During lockdown I left the island and stayed at my parents' place to wait out the quarantine, only returning to undertake essential tasks on the island, such as the trapping and kiwi monitoring. While nothing too eventful occured during that time - aside from the odd couple who visited while their yacht was moored nearby - we did have a group actually run away when we tried to approach them, as all visitors were politely asked to leave.
I then returned to the island to continue my ordinary work schedule and have been catching up on lots of the jobs that could not be done during the lockdown. Some people have also been making the most of the last of the nice weather and have kayaked over for a walk or to go fishing.
Visitors and Volunteers
- Obviously since the lockdown there have not been too many visitors or volunteers, but on the weekend just before the lockdown Dwane was island sitting while also working with a chirpy group of volunteers from Refining NZ who generously dedicated their Saturday to work on the island. They undertook some pest plant control on the North West side and also cleared out the drain that runs beside the driveway to the Ranger's cabin which had become full of large limestone chunks.
- Todd and his sons, Bill and Jack, came over to the island to help catch five kiwi that were to be released just before the lockdown. Four of the birds were relatively easy to capture, but the last one required all four of us as it was running away as soon as anyone was near it. However, it was eventually captured by Bill as it was about to make another run for it. Most of the birds were in moderately good condition except for one, but they were likely to put on more weight when they were released on to the mainland. Fred Tito performed a short Whakawaatea for the kiwi before Todd took the birds to their release sites.
- During lockdown my dad helped me with some of the work around the island. We did a bit of work on the trailer for the dinghy which had worn out its wheel bearings and worked on the wheel axle which had become incredibly rusted. We also buried some of the waterpipes that cross along some of the vehicle tracks and intalled new clearlite sheets on the Ranger's cabin deck.
Flora and fauna
- Unfortunately, Glen, one of the first kiwi to be released on to the island, was found deceased at the cement works ruins. The cause of death is unkown at this stage, but from the data we gathered from his chick timer, death ocurred during the weekend just before the lockdown. Once the DOC office has re-opened we will take his body for necropsy.
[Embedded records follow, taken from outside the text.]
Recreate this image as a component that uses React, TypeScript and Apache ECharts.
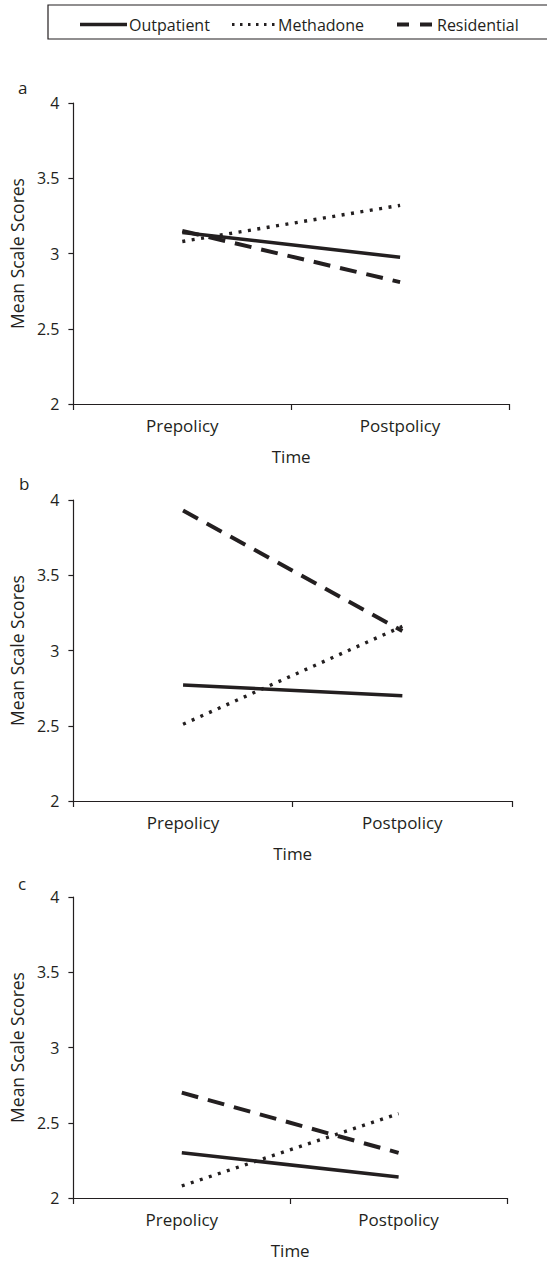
import React, { useEffect, useRef } from "react";
import * as echarts from "echarts";

const categories = ["Prepolicy", "Postpolicy"];
const yTicks = [2, 2.5, 3, 3.5, 4];
const seriesNames = ["Outpatient", "Methadone", "Residential"];

// panel a
const aOutpatient = [3.14, 2.975];
const aMethadone = [3.08, 3.32];
const aResidential = [3.15, 2.81];
// panel b
const bOutpatient = [2.77, 2.7];
const bMethadone = [2.51, 3.16];
const bResidential = [3.93, 3.13];
// panel c
const cOutpatient = [2.3, 2.14];
const cMethadone = [2.08, 2.56];
const cResidential = [2.7, 2.3];

const panelLabels = ["a", "b", "c"];

const FONT = "'Open Sans', 'Noto Sans', sans-serif";
const INK = "#231f20";

export default function App() {
  const ref = useRef<HTMLDivElement>(null);
  useEffect(() => {
    document.body.style.margin = "0";
    if (!ref.current) return;
    const chart = echarts.init(ref.current, undefined, { renderer: "svg" });

    const grids = [
      { left: 68, top: 103, width: 441, height: 301 },
      { left: 71, top: 500, width: 441, height: 301 },
      { left: 73, top: 897, width: 434, height: 301 },
    ];
    const panelData = [
      [aOutpatient, aMethadone, aResidential],
      [bOutpatient, bMethadone, bResidential],
      [cOutpatient, cMethadone, cResidential],
    ];
    const styles: any[] = [
      { type: "solid", width: 3.5, color: INK },
      { type: [3, 6.5], width: 3.4, color: INK },
      { type: [17, 10], width: 4, color: INK },
    ];

    const xAxis = grids.map((_, i) => ({
      type: "category",
      gridIndex: i,
      data: categories,
      boundaryGap: true,
      name: "Time",
      nameLocation: "middle",
      nameGap: 44,
      nameTextStyle: { fontFamily: FONT, fontSize: 17, color: INK },
      axisLine: { lineStyle: { color: INK, width: 1.2 } },
      axisTick: { show: true, length: 6, lineStyle: { color: INK, width: 1.2 } },
      axisLabel: { margin: 13, fontFamily: FONT, fontSize: 17, color: INK },
      splitLine: { show: false },
    }));
    const yAxis = grids.map((_, i) => ({
      type: "value",
      gridIndex: i,
      min: yTicks[0],
      max: yTicks[yTicks.length - 1],
      interval: 0.5,
      name: "Mean Scale Scores",
      nameLocation: "middle",
      nameGap: 35,
      nameTextStyle: { fontFamily: FONT, fontSize: 17.5, color: INK },
      axisLine: { show: true, lineStyle: { color: INK, width: 1.2 } },
      axisTick: { show: true, length: 5, lineStyle: { color: INK, width: 1.2 } },
      axisLabel: { margin: 14, fontFamily: FONT, fontSize: 16, color: INK },
      splitLine: { show: false },
    }));
    const series: any[] = [];
    panelData.forEach((arrs, i) => {
      arrs.forEach((d, j) => {
        series.push({
          type: "line",
          name: seriesNames[j],
          xAxisIndex: i,
          yAxisIndex: i,
          data: d,
          symbol: "none",
          lineStyle: { ...styles[j], cap: "butt" },
          z: 3 - j,
        });
      });
    });

    const panelLabelPos = [
      [18, 87],
      [19, 483],
      [18, 883],
    ];
    const graphic: any[] = [
      {
        type: "rect",
        shape: { x: 48, y: 5, width: 520, height: 34 },
        style: { fill: "none", stroke: INK, lineWidth: 1.2 },
      },
      {
        type: "line",
        shape: { x1: 80, y1: 24.5, x2: 127, y2: 24.5 },
        style: { stroke: INK, lineWidth: 3.5 },
      },
      {
        type: "line",
        shape: { x1: 232, y1: 24.5, x2: 275, y2: 24.5 },
        style: { stroke: INK, lineWidth: 3, lineDash: [2.5, 5.5] },
      },
      {
        type: "line",
        shape: { x1: 397, y1: 24.5, x2: 432, y2: 24.5 },
        style: { stroke: INK, lineWidth: 4, lineDash: [12, 11] },
      },
      ...[
        [seriesNames[0], 129],
        [seriesNames[1], 278],
        [seriesNames[2], 437],
      ].map(([t, x]) => ({
        type: "text",
        x: x as number,
        y: 25,
        style: {
          text: t as string,
          fontFamily: FONT,
          fontSize: 16,
          fill: INK,
          verticalAlign: "middle",
          align: "left",
        },
      })),
      ...panelLabels.map((t, i) => ({
        type: "text",
        x: panelLabelPos[i][0],
        y: panelLabelPos[i][1],
        style: {
          text: t,
          fontFamily: FONT,
          fontSize: 17,
          fill: INK,
          verticalAlign: "middle",
          align: "left",
        },
      })),
    ];

    chart.setOption({
      animation: false,
      backgroundColor: "#ffffff",
      grid: grids.map((g) => ({ ...g, containLabel: false })),
      xAxis,
      yAxis,
      series,
      graphic,
    });
    return () => chart.dispose();
  }, []);
  return <div ref={ref} style={{ width: 547, height: 1262 }} />;
}
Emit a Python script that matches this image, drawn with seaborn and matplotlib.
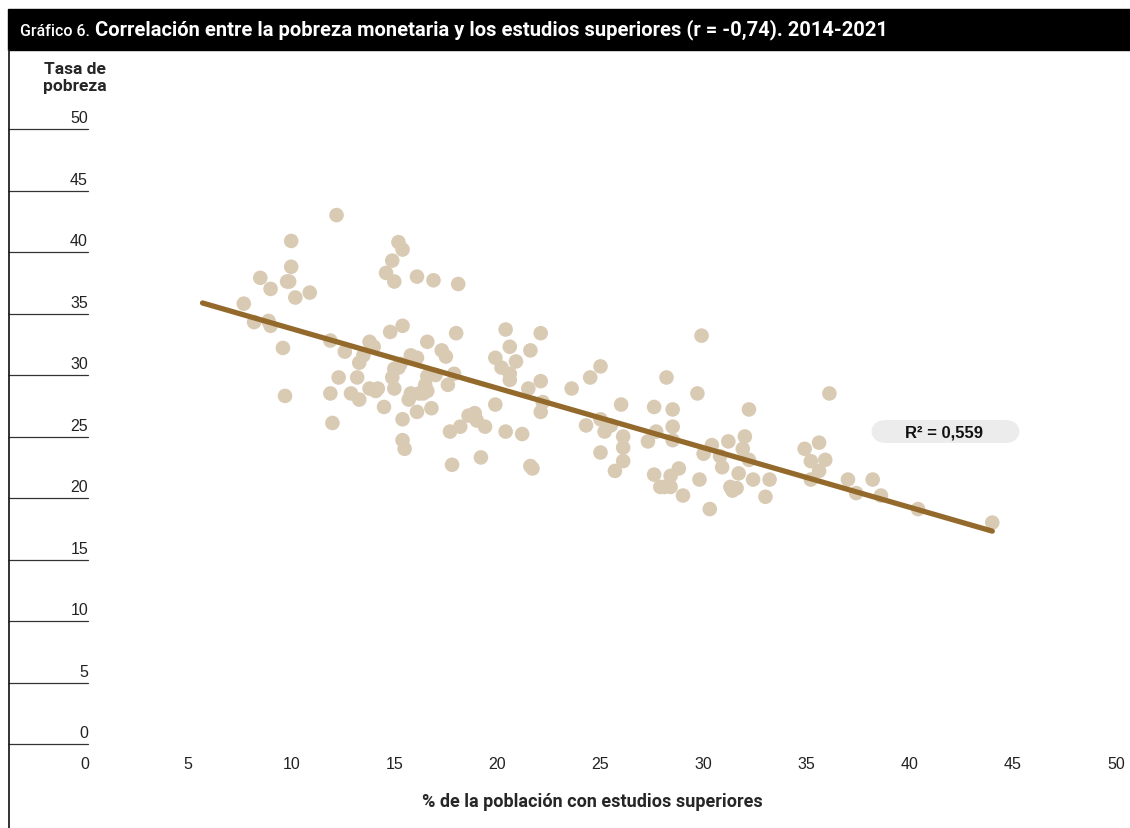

- On the lighter side, the oi/grey-faced petrel are starting to return to their burrows. So far we have seen three birds, two of which are the same couple that raised Ahi Kaa Toa. Here's hoping we see another chick this year.
- The Royal Spoonbills have begun to migrate back up north to wait out the colder months. Large groups have been spotted hanging around the north side of the island during low tides and over on the Rat Island foreshore. Lots of dotterels and variable oystercatchers have been seen on the edge of the sandspit on the island around low tide.
- The leopard seal Owha was seen resting on the island jetty duting the lockdown - she was able to be identified by some of her scars and spots. If you do see any seals in/near the harbour make sure to report it to http/www.leopardseals.org or call 0800 LEOPARD (0800 5367273).
The trap catches on the island still remained very low with only one mouse being caught in a rat trap. During lockdown we did put out a few more poison baits as the buffer zone traps were unable to be checked and rebaited during that time.
- We managed to fix up the wooden gate by the jetty once we reached level 3 of the lockdown and were able to purchase new bolts for it and replace some of the timber with spare planks that were lying around. Now it is back by the jetty and looking almost brand new.
- I have also been using the spray tank on the tractor to spray around the baitstation on the North face. As mentioned previously, the spray tank does have quite a low pressure and at times cuts out. I'll make sure the service team has a look at it when they come to do the annual service for the tractor.
Volunteer Wednesdays will be resuming in June so feel free to come along and get you muscles moving again. We'll meet at the Onerahi jetty at 9.00am on 3 June. Measures appropriate to level 2 will be in place.